Task – Transcribe the listing in full, excluding any pictures.

■ ■ ■ ■

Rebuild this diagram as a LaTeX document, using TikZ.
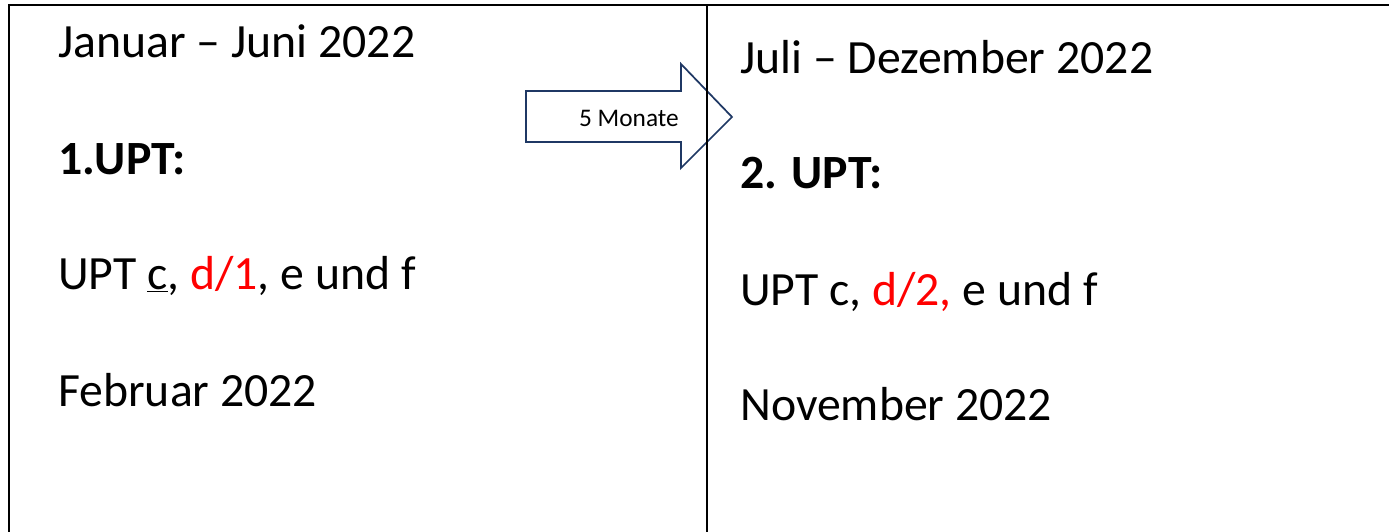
\documentclass[tikz,border=0pt]{standalone}
\usepackage{fontspec}
\setmainfont{Carlito}
\usepackage{xcolor}
\definecolor{arrowblue}{HTML}{1F3864}
\begin{document}
\begin{tikzpicture}[x=0.75pt,y=-0.75pt,
  txt/.style={anchor=base west,inner sep=0pt,font=\fontsize{35.8}{43}\selectfont},
  small/.style={anchor=base east,inner sep=0pt,font=\fontsize{19}{23}\selectfont},
  frame/.style={line width=1.7pt,black},
  bigarrow/.style={draw=arrowblue,line width=1.3pt,fill=white,line join=miter}]
\useasboundingbox (0,0) rectangle (1389,532);
% arrow
\draw[bigarrow] (526,91) -- (681,91) -- (681,64) -- (732,117) -- (681,168) -- (681,142) -- (526,142) -- cycle;
\node[small] (lbl) at (679,126) {5 Monate};
% frame
\coordinate (tl) at (9,5);
\coordinate (tr) at (1389,5);
\coordinate (bl) at (9,532);
\coordinate (tm) at (707,5);
\coordinate (bm) at (707,532);
\draw[frame] (bl) -- (tl) -- (tr);
\draw[frame] (tm) -- (bm);
% left column
\node[txt] (l1) at (58,57) {Januar – Juni 2022};
\node[txt] (l2) at (58,174) {\textbf{1.UPT:}};
\node[txt] (l3) at (58,289) {UPT \underline{c}, \textcolor{red}{d/1}, e und f};
\node[txt] (l4) at (58,406) {Februar 2022};
% right column
\node[txt] (r1) at (740,73) {Juli – Dezember 2022};
\node[txt] (r2) at (740,188) {\textbf{2. UPT:}};
\node[txt] (r3) at (740,305) {UPT c, \textcolor{red}{d/2,} e und f};
\node[txt] (r4) at (740,420) {November 2022};
\end{tikzpicture}
\end{document}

■ ■ ■ ■

Task solution –
Rebuild this diagram as a LaTeX document, using TikZ.
\documentclass[tikz,border=0pt]{standalone}
\usepackage{fontspec}
\setmainfont{Carlito}
\usepackage{xcolor}
\definecolor{arrowblue}{HTML}{1F3864}
\begin{document}
\begin{tikzpicture}[x=0.75pt,y=-0.75pt,
  txt/.style={anchor=base west,inner sep=0pt,font=\fontsize{35.8}{43}\selectfont},
  small/.style={anchor=base east,inner sep=0pt,font=\fontsize{19}{23}\selectfont},
  frame/.style={line width=1.7pt,black},
  bigarrow/.style={draw=arrowblue,line width=1.3pt,fill=white,line join=miter}]
\useasboundingbox (0,0) rectangle (1389,532);
% arrow
\draw[bigarrow] (526,91) -- (681,91) -- (681,64) -- (732,117) -- (681,168) -- (681,142) -- (526,142) -- cycle;
\node[small] (lbl) at (679,126) {5 Monate};
% frame
\coordinate (tl) at (9,5);
\coordinate (tr) at (1389,5);
\coordinate (bl) at (9,532);
\coordinate (tm) at (707,5);
\coordinate (bm) at (707,532);
\draw[frame] (bl) -- (tl) -- (tr);
\draw[frame] (tm) -- (bm);
% left column
\node[txt] (l1) at (58,57) {Januar – Juni 2022};
\node[txt] (l2) at (58,174) {\textbf{1.UPT:}};
\node[txt] (l3) at (58,289) {UPT \underline{c}, \textcolor{red}{d/1}, e und f};
\node[txt] (l4) at (58,406) {Februar 2022};
% right column
\node[txt] (r1) at (740,73) {Juli – Dezember 2022};
\node[txt] (r2) at (740,188) {\textbf{2. UPT:}};
\node[txt] (r3) at (740,305) {UPT c, \textcolor{red}{d/2,} e und f};
\node[txt] (r4) at (740,420) {November 2022};
\end{tikzpicture}
\end{document}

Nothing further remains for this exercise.